When did you begin to take chess seriously?
"The first time that I won a national tournament when I was in the fifth grade. I won fourth place at the Girls National Championship and that's when I thought, I could really be good at this."
What's driving you to become the first African-American female master in the history of chess?
"My grandmother. When I first started playing, she introduced to me the idea of being the first African-American female chess master. I didn't think about it much because for me it seemed like an impossible feat, and I didn't think it could happen. I wasn't as focused and dedicated as I am now. I didn't think I was a good chess player—people told me I was, but it wasn't my mentality at that moment. But then after she died, that really affected me, because she was the one person that always had confidence in me. She never pushed me, and she always respected me for who I was. I have to reach that goal for her."
Are you still competing against mostly boys?
"I would say no because I like the idea of being the only girl! Winning is just that much more glorious because everyone expects me to lose. But many more girls are getting involved in chess, and I like that. The girls who play chess and go to national tournaments with me are my support system. The boys that I play with don't understand."
How does it feel to have your story broadcasted to the public through the release of this documentary?
"I'm really happy that my story is being told because it's inspirational. I don't want to sound over-confident, but we're really awesome kids and I hope that people see the film and follow suit. The biggest message is that you can achieve anything you want to achieve if you work hard for it. We're living proof of that."
Does it increase the pressure to win?
"With the documentary coming out, the pressure is going to increase. It's a bittersweet feeling to be a girl and one of the top players. To maintain that number one spot and excel in other aspects of life besides chess puts a lot of pressure on me. But I don't want to reach the mark of becoming the first female African-American chess master for other people; I want to reach it for my grandmother and me."
Before you play, what do you do to calm your nerves?
"I usually listen to music. I put my iPod on shuffle and whatever plays, plays."
How does playing chess impact your academic life?
"Chess makes me think. It helps me in school, and it can really help in the college applications. It motivates me and makes me push myself harder."
What about your personal life?
"Chess is emotionally burdening, but when I win, it makes me feel a whole lot better about myself.

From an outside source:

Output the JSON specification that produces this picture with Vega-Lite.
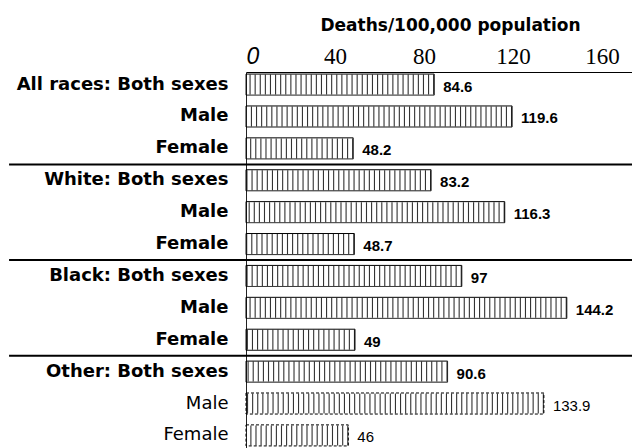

I feel like I can accomplish so much more, and so that's helped me through the years."
You're about to graduate high school. Do you have plans to attend college next year?
"I really want to go to the University of Pennsylvania or Stanford. I applied through QuestBridge, which is a scholarship program that has a partnership with those schools."
One of the issues raised in this documentary is that I.S. 318 is facing budget cuts, and the chess program is in jeopardy. What do you want audiences to know?
"Kids have achieved so much because of the chess program at I.S. 318, and now because of budget cuts, that program might not be there anymore, and that's really horrible. It's so sad that you can take out money from schools because education is what allows you to succeed in life. My brother goes to I.S. 318 now, and the chess team might not be able to go to nationals. When people watch the movie, I want them to see how important the school is to all of us, and how it molded our lives. We have to pave the way so that other kids can achieve what we've achieved."